On dit qu’il vient d’effectuer un voyage secret à Moscou ; cela n’est pas sûr mais il est certain en revanche que les Russes ont entretenu avec lui ces dernières années un dialogue soutenu. Dans l’autre camp, sans surprise, on trouve comme ailleurs, la Turquie et le Qatar.
Et puis, il y les Européens. À Misrata, en ce moment, des manifestants défilent dans la rue en dénonçant l’aide de la France au Maréchal putschiste. Chacun sait en effet que le gouvernement français a appuyé l’ANL il y a quelques années par l’envoi de forces spéciales, voire des frappes aériennes, lorsque les troupes du Maréchal Haftar ont liquidé des poches de djihadistes qui s’étaient installées au sud et à l’est du pays. Un des atouts dont dispose le Maréchal vis-à-vis des Européens est sa capacité à faire barrage au retour des Libyens partis en Syrie dans les rangs de Daesh, ainsi qu’à empêcher le départ des migrants vers l’Europe. Bien qu’ayant souvent paru en concurrence, les Italiens et le Français, par leurs médiations, ont contribué à conférer une honorabilité au personnage. Seuls les Allemands – qui s’étaient abstenus sur la résolution 1973 autorisant l’intervention de 2011 – tiennent ferme dans leur réprobation du Maréchal Haftar. Les Britanniques s’efforcent de développer une action internationale en faveur d’un cessez-le-feu.
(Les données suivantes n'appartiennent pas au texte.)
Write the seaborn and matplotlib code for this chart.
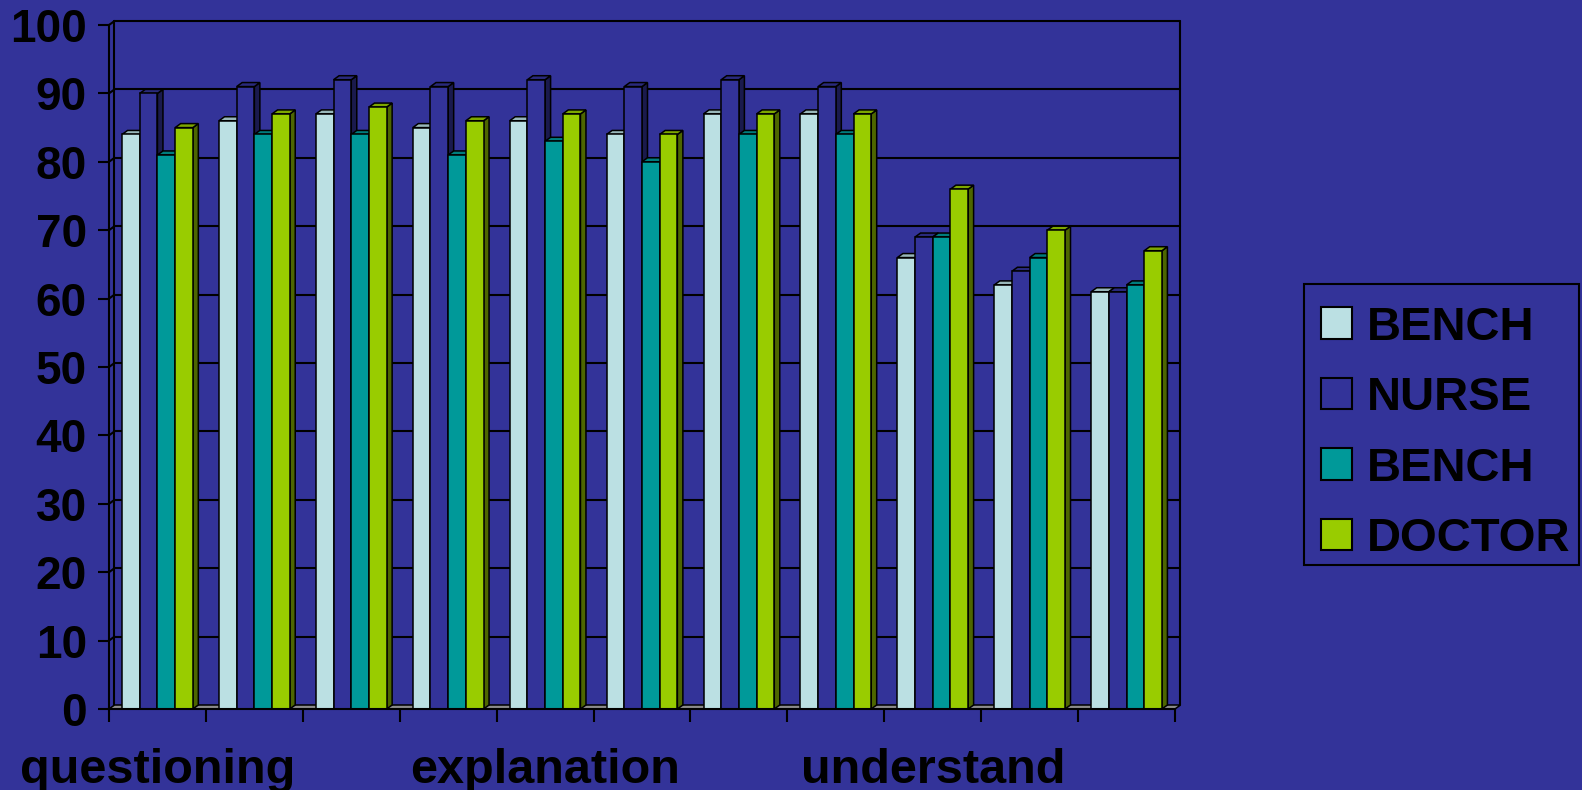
import numpy as np
import pandas as pd
import matplotlib
matplotlib.use("Agg")
import matplotlib.pyplot as plt
from matplotlib.patches import Polygon, Patch, Rectangle
from matplotlib.lines import Line2D
import seaborn as sns

# ---- data -------------------------------------------------------------
categories = list(range(1, 12))
tick_labels = ["questioning", "", "", "", "explanation", "", "", "",
               "understand", "", ""]
series_names = ["BENCH", "NURSE", "BENCH", "DOCTOR"]
bench_a = [84, 86, 87, 85, 86, 84, 87, 87, 66, 62, 61]
nurse = [90, 91, 92, 91, 92, 91, 92, 91, 69, 64, 61]
bench_b = [81, 84, 84, 81, 83, 80, 84, 84, 69, 66, 62]
doctor = [85, 87, 88, 86, 87, 84, 87, 87, 76, 70, 67]
y_ticks = list(range(0, 101, 10))

BG = "#333399"
series_colors = ["#BBE0E3", "#333399", "#009999", "#99CC00"]

# ---- table for seaborn ------------------------------------------------
values = [bench_a, nurse, bench_b, doctor]
df = pd.DataFrame({
    "cat": np.tile(categories, len(values)),
    "series": np.repeat(np.arange(len(values)), len(categories)),
    "score": np.concatenate(values),
})

sns.set_style("white")
plt.rcParams["font.family"] = ["Liberation Sans", "DejaVu Sans"]
plt.rcParams["font.weight"] = "bold"

W, H = 1582, 790
fig = plt.figure(figsize=(W / 100, H / 100), dpi=100, facecolor=BG)
x_left, x_right, y_bot, y_top = 109, 1175, 709, 25
ax = fig.add_axes([x_left / W, 1 - y_bot / H,
                   (x_right - x_left) / W, (y_bot - y_top) / H])
ax.set_facecolor("none")

sns.barplot(data=df, x="cat", y="score", hue="series",
            order=categories, hue_order=list(range(4)),
            palette=dict(enumerate(series_colors)),
            width=0.73, dodge=True, errorbar=None,
            edgecolor="black", linewidth=1.1, saturation=1,
            legend=False, ax=ax, zorder=3)

n = len(categories)
x0, x1 = -0.5, n - 0.5
ax.set_xlim(x0, x1)
ax.set_ylim(0, 100)

# depth offset of the pseudo-3D box, in data units
depth_px_x, depth_px_y = 5.5, 4.0
ddx = depth_px_x * (x1 - x0) / (x_right - x_left)
ddy = depth_px_y * 100 / (y_bot - y_top)

# back wall, left wall and floor
wall_kw = dict(color="black", lw=1.5, clip_on=False, zorder=1)
for v in y_ticks[1:]:
    ax.add_line(Line2D([x0 + ddx, x1 + ddx], [v + ddy, v + ddy], **wall_kw))
    ax.add_line(Line2D([x0, x0 + ddx], [v, v + ddy], **wall_kw))
ax.add_line(Line2D([x0 + ddx, x0 + ddx], [ddy, 100 + ddy], **wall_kw))
ax.add_line(Line2D([x1 + ddx, x1 + ddx], [ddy, 100 + ddy], **wall_kw))
ax.add_patch(Polygon([(x0, 0), (x1, 0), (x1 + ddx, ddy), (x0 + ddx, ddy)],
                     closed=True, facecolor="#8C8C8C", edgecolor="black",
                     lw=1.1, clip_on=False, zorder=1.5))


def shade(c, f):
    r, g, b = matplotlib.colors.to_rgb(c)
    return (r * f, g * f, b * f)


# top and side faces for each bar, drawn left to right
bars = []
for idx, cont in enumerate(ax.containers):
    for p in cont.patches:
        bars.append((p.get_x(), p, series_colors[idx]))
bars.sort(key=lambda t: t[0])
for _, p, col in bars:
    bx, bw, bh = p.get_x(), p.get_width(), p.get_height()
    side = Polygon([(bx + bw, 0), (bx + bw + ddx, ddy),
                    (bx + bw + ddx, bh + ddy), (bx + bw, bh)],
                   closed=True, facecolor=shade(col, 0.5),
                   edgecolor="black", lw=1.1, clip_on=False, zorder=2)
    top = Polygon([(bx, bh), (bx + bw, bh), (bx + bw + ddx, bh + ddy),
                   (bx + ddx, bh + ddy)],
                  closed=True, facecolor=shade(col, 0.82),
                  edgecolor="black", lw=1.1, clip_on=False, zorder=2)
    ax.add_patch(side)
    ax.add_patch(top)

# axes, ticks and labels
for s in ["top", "right"]:
    ax.spines[s].set_visible(False)
for s in ["left", "bottom"]:
    ax.spines[s].set_color("black")
    ax.spines[s].set_linewidth(1.5)
    ax.spines[s].set_zorder(4)

ax.set_yticks(y_ticks)
ax.set_yticklabels([str(v) for v in y_ticks], fontsize=33,
                   fontweight="bold", color="black")
ax.tick_params(axis="y", length=8, width=1.5, color="black", pad=8,
               direction="out", left=True)

ax.set_xticks(np.arange(x0, x1 + 0.01, 1.0))
ax.set_xticklabels([])
ax.set_xticks(np.arange(n), minor=True)
ax.set_xticklabels(tick_labels, minor=True, fontsize=35,
                   fontweight="bold", color="black")
ax.tick_params(axis="x", which="major", length=9.5, width=1.5,
               color="black", direction="out", bottom=True)
ax.tick_params(axis="x", which="minor", length=0, pad=28)
ax.set_xlabel("")
ax.set_ylabel("")

# legend box and entries
fig.add_artist(Rectangle((1304 / W, 1 - 565 / H), 275 / W, 281 / H,
                         transform=fig.transFigure, facecolor=BG,
                         edgecolor="black", lw=1.5, zorder=0))
handles = [Patch(facecolor=c, edgecolor="black", lw=1.5)
           for c in series_colors]
leg = fig.legend(handles, series_names, loc="upper left",
                 bbox_to_anchor=(1301 / W, 1 - 286 / H),
                 bbox_transform=fig.transFigure, borderaxespad=0,
                 frameon=False,
                 prop={"size": 34, "weight": "bold"},
                 handlelength=0.65, handleheight=0.65,
                 handletextpad=0.33, labelspacing=0.56, borderpad=0.42)
for t in leg.get_texts():
    t.set_color("black")

fig.savefig("out.png", dpi=100, facecolor=BG)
En apparence cependant, la communauté internationale reste unie dans son appel à la désescalade et son soutien à la médiation onusienne. On est encore loin de ce point de vue d’une "globalisation du conflit", auquel d’ailleurs Washington s’intéresse peu. Des "signaux faibles" montrent cependant les limites de l’unité des puissances concernées : l’Egypte ne s’est jointe à aucun appel commun ; la Russie n’a pas voulu que l’ANL soit mentionnée dans un texte du Conseil de Sécurité à New York ; chez les Européens, de forts soupçons pèsent sur le rôle jugé ambigu joué par la France. Très engagé sur le dossier, M. Le Drian se trouvait encore en Libye, où il a de nouveau rencontré M. Sarraj mais aussi le Maréchal, quelques jours avant l’offensive sur Tripoli. En termes d’image, la diplomatie française joue gros dans cette affaire : elle a donné l’impression au cours des dernières années de se compromettre avec un apprenti dictateur ; cette attitude risquée peut trouver une justification si cela lui donne les moyens aujourd’hui de faire passer des messages convaincants d’arrêt des combats au Maréchal Haftar. Cela serait d’autant plus important qu’au moment où ce dernier cherche à se réapproprier le rôle d’"homme fort" galonné, suscitant l’indulgence des puissances étrangères pour son hostilité aux islamistes, les Algériens et les Soudanais montrent que l’aspiration à se débarrasser des régimes autoritaires reste vivace dans la région.